L'avis de Nicolas Bücher
Quand la fantasy française renoue avec l’intelligence du mythe et la force du vivant
Trois tomes, trois étapes, et un seul souffle : celui d’un monde réinventé, et d’une héroïne inoubliable. Avec Les Chroniques du Nouveau-Monde, Joffrey Lebourg offre à la littérature de l’imaginaire une trilogie ambitieuse, profondément ancrée dans les grands récits fondateurs tout en étant résolument tournée vers les enjeux du présent. Une œuvre rare, à la fois immersive, érudite et pleine d’âme.
Au fil des pages, le lecteur suit Salamandre, jeune Gauloise née dans un monde post-apocalyptique où les anciens dieux ont repris leur place et où la magie sert à réparer les erreurs humaines. Dès L’Odyssée de Salamandre, le voyage initiatique est lancé : traversée des Empires, découverte d’un passé effacé, premières rencontres avec les Gardiens et éveil de pouvoirs étranges. Le second tome, La Quête de Salamandre, propulse l’héroïne au cœur des secrets du monde, entre héritage divin, dangers surnaturels et fraternités inattendues. Enfin, Le Destin de Salamandre conclut la saga dans un souffle plus grave, existentiel, où il ne s’agit plus seulement de comprendre le monde, mais de le protéger – parfois contre soi-même.
Ce qui marque, dans cette trilogie, c’est la densité de son univers : chaque Empire, chaque divinité, chaque créature rencontrée semble issue d’un mélange savamment orchestré entre les mythologies du monde, les récits antiques et les grandes questions contemporaines. La magie n’est jamais un gadget narratif ; elle est toujours liée à l’équilibre, au sacré, à l’écologie, à la mémoire.

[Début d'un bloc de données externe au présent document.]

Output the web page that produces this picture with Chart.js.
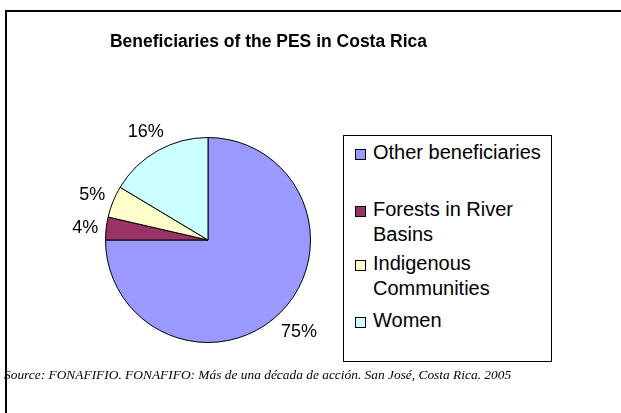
<!DOCTYPE html>
<html>
<head>
<meta charset="utf-8">
<script src="https://cdn.jsdelivr.net/npm/chart.js@4/dist/chart.umd.min.js"></script>
<style>
  html, body { margin:0; padding:0; background:#fff; }
  body { width:621px; height:413px; position:relative; overflow:hidden; font-family:"Liberation Sans", Arial, sans-serif; }
  #frame { position:absolute; left:5px; top:10px; width:700px; height:500px; border:2px solid #000; box-sizing:border-box; }
  #c { position:absolute; left:0; top:0; }
  #title { position:absolute; left:0; width:537px; top:31px; text-align:center; font-weight:bold; font-size:17.5px; line-height:20px; color:#000; white-space:nowrap; }
  #legend { position:absolute; left:343px; top:135px; width:209px; height:227px; border:1px solid #000; box-sizing:border-box; background:#fff; }
  .item { position:absolute; left:0; }
  .sw { position:absolute; left:11px; width:11px; height:11px; border:1px solid #000; box-sizing:border-box; }
  .txt { position:absolute; left:29px; width:178px; font-size:20px; line-height:25px; color:#000; }
  #source { position:absolute; left:4px; top:366px; font-family:"Liberation Serif", "Times New Roman", serif; font-style:italic; font-size:13.4px; line-height:18px; color:#000; white-space:nowrap; }
</style>
</head>
<body>
<div id="frame"></div>
<canvas id="c" width="621" height="413"></canvas>
<div id="title">Beneficiaries of the PES in Costa Rica</div>
<div id="legend"></div>
<div id="source">Source: FONAFIFIO. FONAFIFO: Más de una década de acción. San José, Costa Rica. 2005</div>
<script>
const categories = ['Other beneficiaries', 'Forests in River Basins', 'Indigenous Communities', 'Women'];
const values = [75.0, 3.6, 5.0, 16.4];
const sliceColors = ['#9999FF', '#993366', '#FFFFCC', '#CCFFFF'];
const chartTitle = 'Beneficiaries of the PES in Costa Rica';

// HTML legend built from the arrays
const legendTops = [4, 61, 115, 172];
const legend = document.getElementById('legend');
categories.forEach((name, i) => {
  const it = document.createElement('div');
  it.className = 'item';
  it.style.top = legendTops[i] + 'px';
  const sw = document.createElement('div');
  sw.className = 'sw';
  sw.style.top = '9px';
  sw.style.background = sliceColors[i];
  const tx = document.createElement('div');
  tx.className = 'txt';
  tx.style.top = '0px';
  tx.textContent = name;
  it.appendChild(sw);
  it.appendChild(tx);
  legend.appendChild(it);
});

const pctLabels = {
  id: 'pctLabels',
  afterDatasetsDraw(chart) {
    const meta = chart.getDatasetMeta(0);
    const ctx = chart.ctx;
    const total = values.reduce((a, b) => a + b, 0);
    ctx.save();
    ctx.font = '18px "Liberation Sans", Arial, sans-serif';
    ctx.fillStyle = '#000';
    ctx.textAlign = 'center';
    ctx.textBaseline = 'alphabetic';
    const capH = 12.9;
    meta.data.forEach((arc, i) => {
      const p = arc.getProps(['x', 'y', 'startAngle', 'endAngle', 'outerRadius'], true);
      const mid = (p.startAngle + p.endAngle) / 2;
      const text = Math.round(values[i] / total * 100) + '%';
      const w = ctx.measureText(text).width;
      const c = Math.cos(mid), s = Math.sin(mid);
      const R = p.outerRadius + 7 + Math.abs(c) * w / 2 + Math.abs(s) * 9;
      const cx = p.x + c * R, cy = p.y + s * R;
      ctx.fillText(text, cx, cy + capH / 2);
    });
    ctx.restore();
  }
};

new Chart(document.getElementById('c'), {
  type: 'pie',
  data: {
    labels: categories,
    datasets: [{
      data: values,
      backgroundColor: sliceColors,
      borderColor: '#000',
      borderWidth: 1
    }]
  },
  options: {
    responsive: false,
    animation: false,
    layout: { padding: { left: 105, right: 310, top: 137, bottom: 70 } },
    plugins: {
      legend: { display: false },
      tooltip: { enabled: false },
      title: { display: false, text: chartTitle }
    }
  },
  plugins: [pctLabels]
});
</script>
</body>
</html>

Et au centre de tout cela : Salamandre. Une héroïne rare, complexe, qui grandit sans perdre son identité. Forte sans être invincible, fragile sans jamais se réduire à ses failles, elle incarne une nouvelle figure féminine de la fantasy : celle qui agit par conviction, pas par devoir. Autour d’elle gravitent des personnages secondaires tout aussi mémorables – frères et sœurs Sang-Mêlé, dieux, amis croisés en chemin – qui enrichissent le récit sans jamais l’alourdir.

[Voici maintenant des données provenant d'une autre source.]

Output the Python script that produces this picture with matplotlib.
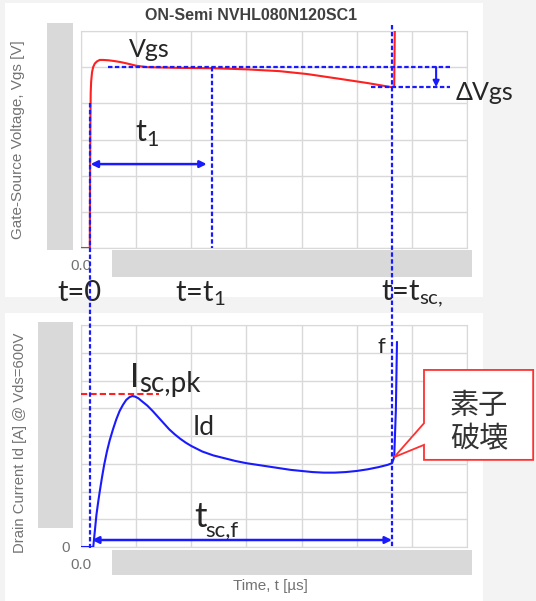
import numpy as np
import matplotlib.pyplot as plt
from matplotlib.patches import Rectangle, Polygon
from matplotlib.lines import Line2D
from matplotlib.transforms import blended_transform_factory

plt.rcParams['font.family'] = ['Lato', 'Noto Sans CJK JP', 'DejaVu Sans']

# 波形データ
t_vgs = [0.0, 0.08, 0.082, 0.085, 0.088, 0.092, 0.1, 0.11, 0.125, 0.145, 0.17, 0.2,
         0.25, 0.3, 0.36, 0.42, 0.5, 0.6, 0.9, 1.2, 1.5, 1.8, 2.05, 2.34, 2.6, 2.81,
         2.84, 2.845]
vgs = [-5, -5, 5, 12, 16.5, 18.0, 19.3, 20.0, 20.5, 20.8, 21.0, 21.0,
       20.95, 20.85, 20.7, 20.5, 20.2, 20.0, 19.9, 19.85, 19.7, 19.45, 19.05, 18.4, 17.8, 17.25,
       17.3, 24.9]

t_id = [0.0, 0.111, 0.12, 0.13, 0.14, 0.155, 0.17, 0.19, 0.21, 0.235, 0.26, 0.29, 0.32,
        0.35, 0.38, 0.41, 0.44, 0.465, 0.49, 0.52, 0.55, 0.6, 0.65, 0.7, 0.75, 0.8,
        0.85, 0.9, 0.95, 1.0, 1.1, 1.2, 1.3, 1.4, 1.5, 1.6, 1.7, 1.8, 1.9, 2.0, 2.1,
        2.2, 2.3, 2.4, 2.5, 2.6, 2.7, 2.78, 2.82, 2.84, 2.855, 2.865]
id_a = [0, 0, 18, 38, 58, 80, 100, 125, 148, 172, 192, 212, 230,
        245, 256, 265, 270, 272, 271, 268, 263, 255, 245, 234, 223, 212,
        203, 195, 188, 182, 172, 165, 160, 155, 151, 148, 145, 142, 139, 137, 135,
        134, 134, 135, 137, 140, 144, 148, 151, 162, 247, 369]

t0, t1, tsc = 0.08, 1.19, 2.82
vgs_plateau, vgs_end = 20.0, 17.25
isc_pk = 275

x_ticks = [0.0, 0.5, 1.0, 1.5, 2.0, 2.5, 3.0, 3.5]
x_ticklabels = ['0.0', '', '', '', '', '', '', '']
vgs_ticks = [-5, 0, 5, 10, 15, 20, 25]
id_ticks = [0, 50, 100, 150, 200, 250, 300, 350, 400]
id_ticklabels = ['0', '', '', '', '', '', '', '', '']

W, H = 536, 601
fig = plt.figure(figsize=(W / 100, H / 100), dpi=100, facecolor='#f3f3f3')


def fig_rect(x0, y0, x1, y1, **kw):
    return Rectangle((x0 / W, 1 - y1 / H), (x1 - x0) / W, (y1 - y0) / H,
                     transform=fig.transFigure, **kw)


# 白いパネル
fig.add_artist(fig_rect(5, 3, 483, 297, fc='white', ec='none', zorder=-10))
fig.add_artist(fig_rect(5, 313, 483, 601, fc='white', ec='none', zorder=-10))

ax1 = fig.add_axes([81 / W, 1 - 248 / H, 386 / W, 217 / H])
ax2 = fig.add_axes([81 / W, 1 - 547 / H, 386 / W, 222 / H])

grey = '#d9d9d9'
lab_col = '#737373'
txt = '#262626'
blue = '#1a1aff'
red = '#ff2020'
dash = (0, (2.0, 1.1))

for ax in (ax1, ax2):
    ax.set_xlim(0, 3.5)
    ax.set_xticks(x_ticks)
    ax.set_xticklabels(x_ticklabels)
    ax.grid(True, color=grey, lw=1)
    ax.set_axisbelow(True)
    for s in ax.spines.values():
        s.set_color(grey)
    ax.tick_params(length=0, pad=8, labelsize=11, labelcolor=lab_col)
    for lab in ax.get_xticklabels() + ax.get_yticklabels():
        lab.set_family('Liberation Sans')

ax1.set_ylim(-5, 25)
ax1.set_yticks(vgs_ticks)
ax1.set_yticklabels([''] * len(vgs_ticks))
ax2.set_ylim(0, 400)
ax2.set_yticks(id_ticks)
ax2.set_yticklabels(id_ticklabels)

ax1.set_ylabel('Gate-Source Voltage, Vgs [V]', fontsize=11, color=lab_col, family='Liberation Sans')
ax1.yaxis.set_label_coords(-0.145, 0.5)
ax2.set_ylabel('Drain Current Id [A] @ Vds=600V', fontsize=10.7, color=lab_col, family='Liberation Sans')
ax2.yaxis.set_label_coords(-0.14, 0.47)
ax2.set_xlabel('Time, t [µs]', fontsize=11, color=lab_col, family='Liberation Sans')
ax2.xaxis.set_label_coords(0.49, -0.145)

fig.text(251 / W, 1 - 16 / H, 'ON-Semi NVHL080N120SC1', ha='center', va='center',
         fontsize=11.5, fontweight='bold', color='#404040', family='Liberation Sans')

# 波形
ax1.plot(t_vgs, vgs, color=red, lw=1.5, zorder=3)
ax2.plot(t_id, id_a, color=blue, lw=1.5, zorder=3)

# 上段の補助線
ax1.plot([t1, t1], [vgs_plateau, -5], color=blue, lw=1.6, ls=dash, zorder=4)
ax1.plot([0.244, 3.35], [vgs_plateau, vgs_plateau], color=blue, lw=1.6, ls=dash, zorder=4)
ax1.plot([2.63, 3.35], [vgs_end, vgs_end], color=blue, lw=1.6, ls=dash, zorder=4)
ax1.annotate('', xy=(3.22, vgs_end), xytext=(3.22, vgs_plateau),
             arrowprops=dict(arrowstyle='-|>', color=blue, lw=1.5, mutation_scale=9,
                             shrinkA=0, shrinkB=0))
ax1.annotate('', xy=(1.14, 6.6), xytext=(0.087, 6.6),
             arrowprops=dict(arrowstyle='<|-|>', color=blue, lw=1.8, mutation_scale=10,
                             shrinkA=0, shrinkB=0))

# 下段の補助線
ax2.plot([0.0, 0.71], [isc_pk, isc_pk], color=red, lw=1.5, ls=(0, (3, 1.5)), zorder=4)
ax2.annotate('', xy=(tsc, 12.6), xytext=(0.1, 12.6),
             arrowprops=dict(arrowstyle='<|-|>', color=blue, lw=1.8, mutation_scale=10,
                             shrinkA=0, shrinkB=0))

# 上下をつなぐ縦の破線（上段のデータ座標から下段のデータ座標まで）
to_fig = fig.transFigure.inverted()
trans = blended_transform_factory(ax1.transData, fig.transFigure)
for x, ya in ((t0, 15), (tsc, 25.8)):
    y_top = to_fig.transform(ax1.transData.transform((x, ya)))[1]
    y_bot = to_fig.transform(ax2.transData.transform((x, -1)))[1]
    fig.add_artist(Line2D([x, x], [y_top, y_bot], transform=trans,
                          color=blue, lw=1.6, ls=dash, zorder=5))

# 目盛りを隠すグレーの帯
for r in ((47, 23, 73, 250), (112, 250, 472, 277), (38, 322, 73, 528), (112, 550, 472, 575)):
    fig.add_artist(fig_rect(*r, fc=grey, ec='none', zorder=2))


def sub_label(ax, x, y, main, sub, size, subsize, drop, gap=0.3):
    t = ax.text(x, y, main, fontsize=size, ha='left', va='baseline', color=txt)
    ax.annotate(sub, xy=(1, 0), xycoords=t,
                xytext=(gap, 0.2 * (size - subsize) - drop), textcoords='offset points',
                fontsize=subsize, ha='left', va='bottom', color=txt,
                annotation_clip=False)
    return t


ax1.text(0.62, 21.4, 'Vgs', fontsize=18, ha='center', va='baseline', color=txt)
ax1.text(3.40, 15.46, 'ΔVgs', fontsize=18, ha='left', va='baseline', color=txt,
         clip_on=False)
ax1.text(0.488, 9.66, r't$_{\mathregular{1}}$', fontsize=22, ha='left', va='baseline', color=txt)
ax1.text(-0.217, -12.3, 't=0', fontsize=21, ha='left', va='baseline', color=txt)
ax1.text(0.85, -12.3, r't=t$_{\mathregular{1}}$', fontsize=21, ha='left', va='baseline', color=txt)
ax1.text(2.72, -12.3, r't=t$_{\mathregular{sc,}}$', fontsize=21, ha='left', va='baseline', color=txt)

sub_label(ax2, 0.443, 288, 'I', 'sc,pk', 24, 20, 3.6)
ax2.text(1.013, 202, 'Id', fontsize=19, ha='left', va='baseline', color=txt)
sub_label(ax2, 1.03, 36, 't', 'sc,f', 25, 16, 7, gap=-1.0)
ax2.text(2.72, 350, 'f', fontsize=16, ha='center', va='baseline', color=txt)

# 吹き出し
callout = [(3.11, 319), (4.10, 319), (4.10, 157), (3.11, 157),
           (3.11, 184), (tsc + 0.02, 162), (3.11, 223)]
ax2.add_patch(Polygon(callout, closed=True, fc='white', ec='#ff3030', lw=1.3,
                      clip_on=False, zorder=6))
ax2.text(3.61, 224, '素子\n破壊', fontsize=21, ha='center', va='center', color='#333333',
         family=['Noto Sans CJK JP'], linespacing=1.15, zorder=7)

fig.savefig('out.png', dpi=100, facecolor=fig.get_facecolor())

Joffrey Lebourg écrit avec exigence et générosité. Il mêle l’action au savoir, l’aventure au mythe, le style à la pensée. Le ton évolue au fil des tomes, gagnant en maturité, en tension, en profondeur. Certains passages évoquent la poésie des contes celtiques, d’autres la gravité des tragédies antiques, d’autres encore la dynamique des grandes sagas modernes.